Gıda-tarım devleri ambalaj lobisi olarak çöp karşıtı dernek, birlikler içinde saklanırlar ve gerçekçi çözümden yani çöpü kaynağında azaltmaktan kaçarlar. Ayrıca devletten destek de alırlar. Siyasi-ekonomik çözüm işlerine gelmez. Geri dönüşüm kampanyaları çöpü kaynağında azaltmanın önüne geçer. Kendi sorumluluğunu tüketiciye yıkan sermaye nefes alır
Çöpten kurtulamayacağız. Giderek içinde boğuluyoruz. Bir de başımıza plastik çöp dışalımıyla iş açtılar. Kapitalist sistem her gün giderek artan, insan ve çevre sağlığını dikkate almayan çöp üretiminin ve imhasının yarattığı idari ve parasal zorluklar nedeniyle çözümü çöpü dışarıya yollamakla buluyor. Kaynaklarını ve insanlarını sömürdüğü yetmiyormuş gibi şimdi de çöpüyle zehirliyor.
Artık “çöplük ülkeler” var; küreselleşmenin çöp kutusu olan ülkeler.
Bugün en çok sözü edilen çöp plastik. Bir gün geçmiyor ki plastik çöpten söz edilmesin. Yaşam plastik. Okyanuslarda oluşan çöp kıtası giderek yayılıyor, okyanus yaşamını tehlikeye atıyor, kutuplara kadar çöp yığınları sürükleniyor. Diğer çöpleri unutalım, biraz plastikten söz edelim.

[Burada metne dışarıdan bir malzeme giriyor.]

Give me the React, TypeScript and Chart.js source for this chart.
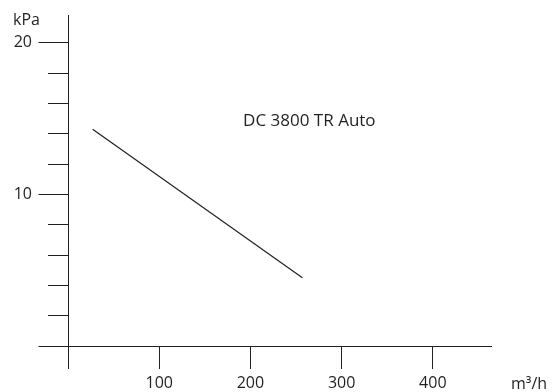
import React, { useEffect, useRef } from "react";
import { Chart, registerables } from "chart.js";

Chart.register(...registerables);

// ---- data ----
const flowValues = [27, 257]; // m³/h
const pressureValues = [14.3, 4.5]; // kPa
const seriesLabel = "DC 3800 TR Auto";
const xTickValues = [100, 200, 300, 400];
const yLabelledTicks = [10, 20];
const xUnit = "m³/h";
const yUnit = "kPa";
const labelAnchor = { x: 192, y: 14.5 }; // data coords of the series label

const INK = "#231f20";
const FONT = '"Open Sans", "DejaVu Sans", sans-serif';

export default function App() {
  const ref = useRef<HTMLCanvasElement | null>(null);

  useEffect(() => {
    const canvas = ref.current;
    if (!canvas) return;

    const extras = {
      id: "extras",
      afterDraw(chart: any) {
        const { ctx, scales } = chart;
        const xs = scales.x;
        const ys = scales.y;
        const x0 = Math.round(xs.getPixelForValue(0) - 0.5) + 0.5;
        const y0 = Math.round(ys.getPixelForValue(0) - 0.5) + 0.5;
        ctx.save();
        ctx.strokeStyle = INK;
        ctx.lineWidth = 1;
        ctx.beginPath();
        // x axis continues left of the y axis
        ctx.moveTo(x0 - 30, y0);
        ctx.lineTo(x0, y0);
        // longer ticks at labelled values
        for (const v of yLabelledTicks) {
          const py = Math.round(ys.getPixelForValue(v) - 0.5) + 0.5;
          ctx.moveTo(x0 - 30, py);
          ctx.lineTo(x0 - 20, py);
        }
        ctx.stroke();

        ctx.fillStyle = INK;
        ctx.textBaseline = "alphabetic";
        ctx.textAlign = "left";
        ctx.font = `16px ${FONT}`;
        ctx.fillText(yUnit, 13, 25);
        ctx.fillText(xUnit, 511, 389);
        ctx.font = `17px ${FONT}`;
        ctx.fillText(
          seriesLabel,
          xs.getPixelForValue(labelAnchor.x),
          ys.getPixelForValue(labelAnchor.y)
        );
        ctx.restore();
      },
    };

    const chart = new Chart(canvas, {
      type: "scatter",
      data: {
        datasets: [
          {
            label: seriesLabel,
            data: flowValues.map((x, i) => ({ x, y: pressureValues[i] })),
            showLine: true,
            borderColor: INK,
            borderWidth: 1.2,
            pointRadius: 0,
            fill: false,
          },
        ],
      },
      options: {
        responsive: false,
        animation: false,
        devicePixelRatio: 1,
        layout: {
          autoPadding: false,
          padding: { left: 0, right: 62, top: 15, bottom: 0 },
        },
        plugins: {
          legend: { display: false },
          tooltip: { enabled: false },
          title: { display: false },
        },
        scales: {
          x: {
            type: "linear",
            position: "bottom",
            min: 0,
            max: 463.8,
            afterFit(scale: any) {
              scale.height = 46;
              scale.paddingLeft = 0;
              scale.paddingRight = 0;
            },
            afterBuildTicks(scale: any) {
              scale.ticks = [0, ...xTickValues].map((v) => ({ value: v }));
            },
            ticks: {
              includeBounds: false,
              stepSize: 100,
              padding: 5,
              color: INK,
              font: { family: FONT, size: 16 },
              maxRotation: 0,
              autoSkip: false,
              callback: (v: any) => (xTickValues.includes(Number(v)) ? String(v) : ""),
            },
            grid: {
              drawOnChartArea: false,
              drawTicks: true,
              tickLength: 23,
              tickColor: INK,
              tickWidth: 1,
            },
            border: { display: true, color: INK, width: 1 },
          },
          y: {
            type: "linear",
            position: "left",
            min: 0,
            max: 21.83,
            afterFit(scale: any) {
              scale.width = 68;
              scale.paddingTop = 0;
              scale.paddingBottom = 0;
            },
            ticks: {
              includeBounds: false,
              stepSize: 2,
              padding: 16,
              color: INK,
              font: { family: FONT, size: 16 },
              autoSkip: false,
              callback: (v: any) => (yLabelledTicks.includes(Number(v)) ? String(v) : ""),
            },
            grid: {
              drawOnChartArea: false,
              drawTicks: true,
              tickLength: 20,
              tickColor: INK,
              tickWidth: 1,
            },
            border: { display: true, color: INK, width: 1 },
          },
        },
      },
      plugins: [extras],
    } as any);

    return () => chart.destroy();
  }, []);

  return (
    <div style={{ position: "absolute", left: 0, top: 0, width: 553, height: 392, background: "#fff" }}>
      <canvas ref={ref} width={553} height={392} />
    </div>
  );
}
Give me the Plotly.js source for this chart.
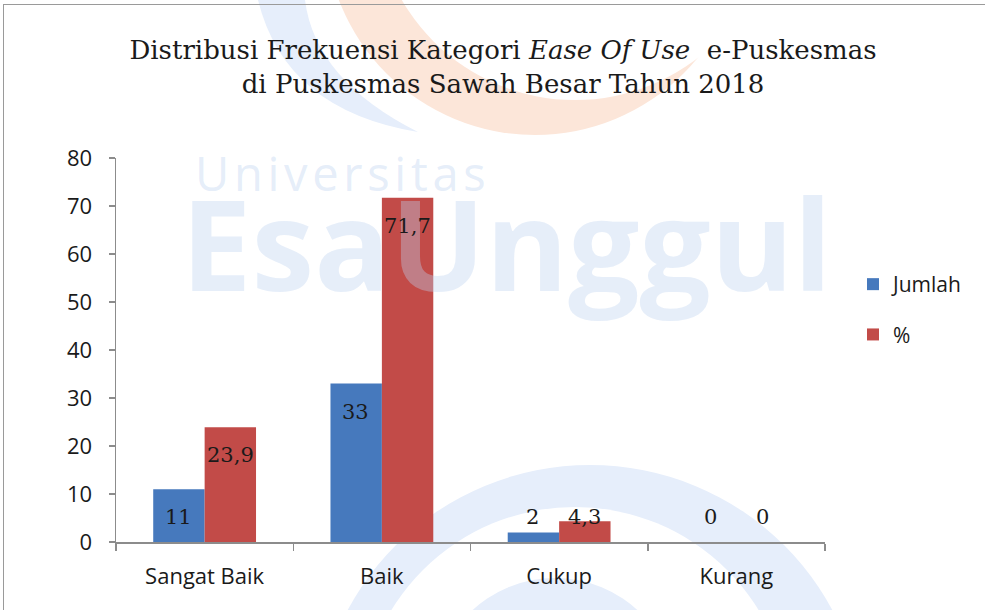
<!DOCTYPE html>
<html>
<head>
<meta charset="utf-8">
<script src="https://cdn.plot.ly/plotly-3.0.1.min.js"></script>
<style>
  html, body { margin: 0; padding: 0; background: #fff; }
  #wrap { position: relative; width: 985px; height: 610px; overflow: hidden; }
  #chart { width: 985px; height: 610px; }
  #frame { position: absolute; left: 3px; top: 4px; width: 1000px; height: 640px;
           border: 1.5px solid #9a9a9a; pointer-events: none; }
</style>
</head>
<body>
<div id="wrap">
  <div id="chart"></div>
  <div id="frame"></div>
</div>
<script>
const categories = ["Sangat Baik", "Baik", "Cukup", "Kurang"];
const jumlah = [11, 33, 2, 0];
const persen = [23.9, 71.7, 4.3, 0];
const seriesNames = ["Jumlah", "%"];
const yTicks = [0, 10, 20, 30, 40, 50, 60, 70, 80];

const blue = "#4679BD";
const red = "#C24B48";
const sansFont = "Open Sans, sans-serif";
const serifFont = "DejaVu Serif, serif";

const fmt = v => String(v).replace(".", ",");

const traces = [
  { type: "bar", name: seriesNames[0], x: categories, y: jumlah,
    marker: { color: blue }, legendgroup: "a", hoverinfo: "none" },
  { type: "bar", name: seriesNames[1], x: categories, y: persen,
    marker: { color: red }, legendgroup: "b", hoverinfo: "none" }
];

// plot-area geometry (pixels) used to place the faint background watermark
const PL = 116, PR = 825, PT = 158, PB = 542;
const px = x => (x - PL) / (PR - PL);
const py = y => (PB - y) / (PB - PT);

// data labels (Excel "inside end" style)
const pxPerUnit = (PB - PT) / 80;
const annotations = [];

// faint watermark text
annotations.push({
  xref: "paper", yref: "paper", x: px(193), y: py(139),
  xanchor: "left", yanchor: "top", showarrow: false,
  text: "U\u200An\u200Ai\u200Av\u200Ae\u200Ar\u200As\u200Ai\u200At\u200Aa\u200As",
  font: { family: sansFont, size: 47, color: "rgba(190,210,240,0.40)" }
});
annotations.push({
  xref: "paper", yref: "paper", x: px(179), y: py(154),
  xanchor: "left", yanchor: "top", showarrow: false,
  text: "<b>EsaUnggul</b>",
  font: { family: sansFont, size: 126, color: "rgba(190,210,240,0.38)" }
});

[jumlah, persen].forEach((arr, s) => {
  arr.forEach((v, i) => {
    const inside = v * pxPerUnit >= 53;
    annotations.push({
      xref: "x", yref: "y",
      x: i + (s === 0 ? -0.148 : 0.145),
      y: inside ? v : 0,
      yshift: inside ? -28 : 25,
      text: fmt(v), showarrow: false,
      xanchor: "center", yanchor: "middle",
      font: { family: serifFont, size: 21, color: "#1a1a1a" }
    });
  });
});

const circ = (cx, cy, r, color) => ({
  type: "circle", xref: "paper", yref: "paper", layer: "below",
  x0: px(cx - r), x1: px(cx + r), y0: py(cy + r), y1: py(cy - r),
  fillcolor: color, line: { width: 0 }
});
const pathPx = (pts) => "M " + pts.map(p => p[0] === "Q" ? "Q " + px(p[1]) + " " + py(p[2]) + " " + px(p[3]) + " " + py(p[4])
                                                  : "L " + px(p[0]) + " " + py(p[1])).join(" ").replace(/^L /, "") + " Z";
const wmBlue = "rgb(230,238,251)";
const wmOrange = "rgb(252,230,217)";
const shapes = [
  // left blue swoosh
  { type: "path", xref: "paper", yref: "paper", layer: "below",
    path: pathPx([[258, 0], ["Q", 285, 110, 418, 132], ["Q", 315, 80, 305, 0]]),
    fillcolor: wmBlue, line: { width: 0 } },
  // orange crescent at top
  circ(535, -75, 210, wmOrange),
  circ(575, -100, 200, "#ffffff"),
  // blue rings at bottom
  circ(590, 740, 275, wmBlue),
  circ(575, 722, 215, "#ffffff"),
  circ(555, 700, 122, wmBlue)
];

const layout = {
  width: 985, height: 610,
  margin: { l: PL, r: 985 - PR, t: PT, b: 610 - PB },
  paper_bgcolor: "#ffffff", plot_bgcolor: "rgba(0,0,0,0)",
  title: {
    text: "Distribusi Frekuensi Kategori <i>Ease Of Use</i>  e-Puskesmas<br>di Puskesmas Sawah Besar Tahun 2018",
    font: { family: serifFont, size: 26, color: "#1a1a1a" },
    x: 503 / 985, xanchor: "center", xref: "container",
    y: 1 - 59 / 610, yanchor: "middle", yref: "container"
  },
  barmode: "group", bargap: 0.42, bargroupgap: 0,
  xaxis: {
    type: "category", categoryorder: "array", categoryarray: categories,
    showline: true, linecolor: "#8c8c8c", linewidth: 1.5,
    ticks: "outside", tickson: "boundaries", ticklen: 7, tickcolor: "#8c8c8c", tickwidth: 1.5,
    showgrid: false, zeroline: false,
    tickfont: { family: sansFont, size: 22, color: "#1a1a1a" },
    ticklabelstandoff: 14, fixedrange: true
  },
  yaxis: {
    range: [0, 80], tickvals: yTicks, ticktext: yTicks.map(String),
    showline: true, linecolor: "#8c8c8c", linewidth: 1.5,
    ticks: "outside", ticklen: 6, tickcolor: "#8c8c8c", tickwidth: 1.5,
    showgrid: false, zeroline: false,
    tickfont: { family: sansFont, size: 22, color: "#1a1a1a" },
    ticklabelstandoff: 12, fixedrange: true
  },
  showlegend: true,
  legend: {
    x: px(853), xanchor: "left", y: py(264), yanchor: "top",
    traceorder: "grouped", tracegroupgap: 20,
    font: { family: sansFont, size: 21, color: "#1a1a1a" },
    bgcolor: "rgba(0,0,0,0)"
  },
  shapes: shapes,
  annotations: annotations
};

Plotly.newPlot("chart", traces, layout, { displayModeBar: false, staticPlot: true });
</script>
</body>
</html>
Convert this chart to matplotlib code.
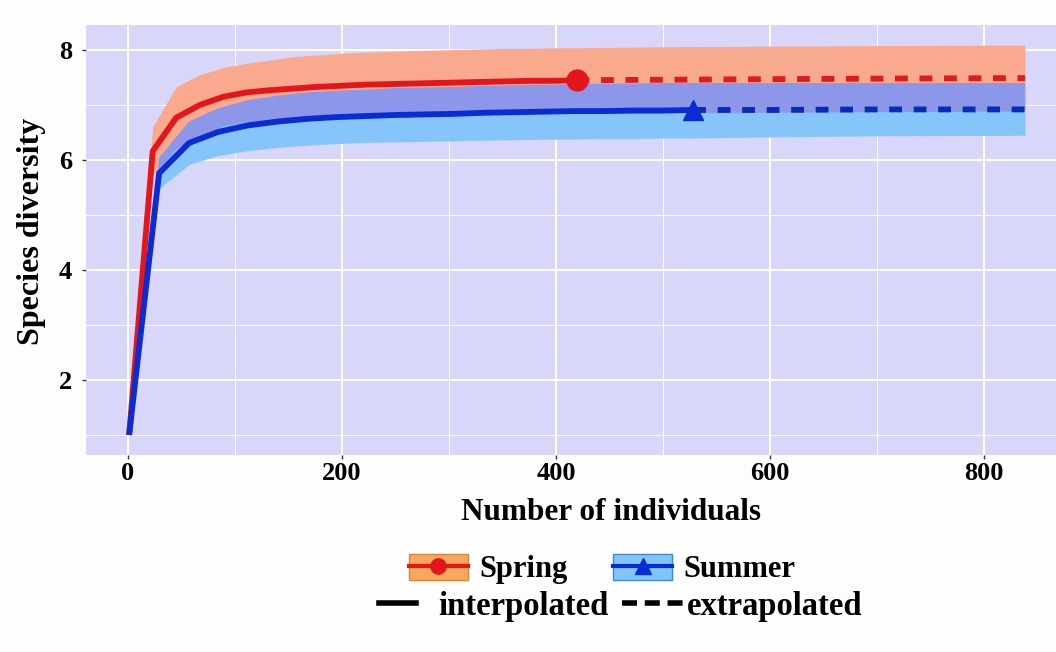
import numpy as np
import matplotlib
matplotlib.use("Agg")
import matplotlib.pyplot as plt
from matplotlib.lines import Line2D
from matplotlib.patches import Patch

plt.rcParams['font.family'] = ['Liberation Serif', 'DejaVu Serif']
plt.rcParams['font.weight'] = 'bold'

# ---- Spring (interpolated part, rarefaction) ----
spring_x = [1, 23, 45, 67, 89, 111, 133, 155, 177, 199, 221, 243, 265, 287, 309, 331, 353, 375, 397, 419]
spring_y = [1.00, 6.16, 6.77, 7.00, 7.15, 7.23, 7.27, 7.30, 7.33, 7.35, 7.37, 7.38, 7.39, 7.40, 7.41, 7.42, 7.43, 7.44, 7.44, 7.45]
spring_lo = [1.00, 5.72, 6.21, 6.45, 6.62, 6.70, 6.70, 6.72, 6.75, 6.76, 6.78, 6.79, 6.79, 6.80, 6.81, 6.82, 6.83, 6.84, 6.85, 6.86]
spring_hi = [1.00, 6.60, 7.33, 7.55, 7.68, 7.76, 7.82, 7.88, 7.91, 7.94, 7.96, 7.97, 7.99, 8.00, 8.01, 8.02, 8.03, 8.03, 8.04, 8.04]
# Spring extrapolated
spring_ex_x = [419, 500, 600, 700, 838]
spring_ex_y = [7.45, 7.46, 7.47, 7.48, 7.49]
spring_ex_lo = [6.86, 6.86, 6.87, 6.88, 6.89]
spring_ex_hi = [8.04, 8.06, 8.07, 8.08, 8.09]

# ---- Summer ----
summer_x = [1, 29, 57, 84, 112, 140, 168, 195, 223, 251, 279, 306, 334, 362, 390, 417, 445, 473, 501, 528]
summer_y = [1.00, 5.76, 6.31, 6.51, 6.63, 6.70, 6.75, 6.78, 6.80, 6.82, 6.83, 6.84, 6.86, 6.87, 6.88, 6.89, 6.89, 6.90, 6.90, 6.91]
summer_lo = [1.00, 5.48, 5.92, 6.08, 6.17, 6.23, 6.27, 6.30, 6.32, 6.33, 6.34, 6.35, 6.36, 6.37, 6.38, 6.38, 6.39, 6.39, 6.40, 6.40]
summer_hi = [1.00, 6.04, 6.70, 6.94, 7.09, 7.17, 7.23, 7.26, 7.28, 7.31, 7.32, 7.33, 7.35, 7.36, 7.37, 7.38, 7.39, 7.39, 7.40, 7.40]
summer_ex_x = [528, 600, 700, 838]
summer_ex_y = [6.91, 6.91, 6.92, 6.92]
summer_ex_lo = [6.40, 6.42, 6.44, 6.45]
summer_ex_hi = [7.40, 7.40, 7.40, 7.40]

xticks = [0, 200, 400, 600, 800]
yticks = [2, 4, 6, 8]

bg = '#D8D6F9'
red = '#E3161B'
blue = '#0B2CD2'

fig = plt.figure(figsize=(10.56, 6.52), dpi=100, facecolor='#FDFDFD')
ax = fig.add_axes([86/1056, 1-455/652, (1056-86)/1056, 430/652])
ax.set_facecolor(bg)
for s in ax.spines.values():
    s.set_visible(False)

# ribbons (interp + extrap joined)
sx = spring_x + spring_ex_x[1:]
slo = spring_lo + spring_ex_lo[1:]
shi = spring_hi + spring_ex_hi[1:]
ux = summer_x + summer_ex_x[1:]
ulo = summer_lo + summer_ex_lo[1:]
uhi = summer_hi + summer_ex_hi[1:]

ax.fill_between(sx, slo, shi, color='#F9A98E', lw=0, zorder=2)
bpoly = ax.fill_between(ux, ulo, uhi, color='#86C5F9', lw=0, zorder=2.1)
ov = ax.fill_between(sx, slo, shi, color='#8D97EA', lw=0, zorder=2.2)
ov.set_clip_path(bpoly.get_paths()[0], ax.transData)

# lines
ax.plot(spring_x, spring_y, color=red, lw=4.2, zorder=3, solid_capstyle='butt')
ax.plot(spring_ex_x, spring_ex_y, color='#D81E1E', lw=4.2, dashes=(2.2, 2.0), zorder=3)
ax.plot(summer_x, summer_y, color=blue, lw=4.2, zorder=3.1, solid_capstyle='butt')
ax.plot(summer_ex_x, summer_ex_y, color='#0A2AB8', lw=4.2, dashes=(2.2, 2.0), zorder=3.1)
ax.plot(spring_x[-1], spring_y[-1], 'o', color=red, ms=15, zorder=4)
ax.plot(summer_x[-1], summer_y[-1], '^', color=blue, ms=15, zorder=4)

ax.set_xlim(-39.3, 867)
ax.set_ylim(0.636, 8.455)
ax.set_xticks(xticks)
ax.set_yticks(yticks)
ax.set_xticks([100, 300, 500, 700], minor=True)
ax.set_yticks([1, 3, 5, 7], minor=True)
ax.grid(which='major', color='white', lw=1.4, zorder=1)
ax.grid(which='minor', color='white', lw=0.7, zorder=1)
ax.set_axisbelow(True)
ax.tick_params(which='major', length=3, width=1, color='#333333', labelsize=19, pad=2)
ax.tick_params(axis='y', pad=7)
ax.tick_params(which='minor', length=0)

fig.text(611/1056, 1-520/652, 'Number of individuals', ha='center', va='baseline',
         fontsize=22.5, fontweight='bold')
fig.text(32/1056, 1-231/652, 'Species diversity', ha='center', va='center',
         rotation=90, fontsize=23, fontweight='bold')

h1 = [(Patch(facecolor='#F8A85C', edgecolor='#D08840'),
       Line2D([], [], color=red, lw=3, marker='o', ms=11)),
      (Patch(facecolor='#80C6F8', edgecolor='#3A8AD8'),
       Line2D([], [], color=blue, lw=3, marker='^', ms=12))]
leg1 = fig.legend(h1, ['Spring', 'Summer'], loc='center', ncol=2, frameon=False,
                  bbox_to_anchor=(602/1056, 1-569/652), fontsize=22,
                  handlelength=1.93, handleheight=0.98, handletextpad=0.36,
                  columnspacing=1.5, borderpad=0)

# linetype keys: two small legends so each key gets its own length
fig.legend([Line2D([], [], color='black', lw=4)], ['interpolated'], loc='center',
           frameon=False, bbox_to_anchor=(494/1056, 1-606/652), fontsize=23.5,
           handlelength=1.13, handletextpad=0.7, borderpad=0)
fig.legend([Line2D([], [], color='black', lw=4, dashes=(2.7, 1.4))], ['extrapolated'],
           loc='center', frameon=False, bbox_to_anchor=(742/1056, 1-606/652),
           fontsize=23.5, handlelength=1.9, handletextpad=0.1, borderpad=0)

fig.savefig('out.png', dpi=100, facecolor=fig.get_facecolor())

Plastik ilk kez 2013 yılında Antarktika’ya ulaşıyor. Alman Alfred-Wegener Enstitüsü ve İsviçre Kar ve Çığ Araştırmaları Enstitüsü’nün 14 Ağustos 2019 günü Sciences Advences adlı dergide yayımladıkları son rapora göre kutuplarda ve Alp Dağlarında kar yerine plastik yağıyor. 2015-2017 yılları arasında Grönland adası Fram Boğazı’nda ve Alp Dağlarında yapılan incelemelerde mikroplastiklere rastlanıyor. Belki okyanuslardaki kadar mikroplastik yok ama kutuplara, Alp Dağlarının zirvesine kadar yollayabiliyoruz.
Plastik yalnız da gezmiyor. Yanında bakteri ve işgalci türleri de götürüyor.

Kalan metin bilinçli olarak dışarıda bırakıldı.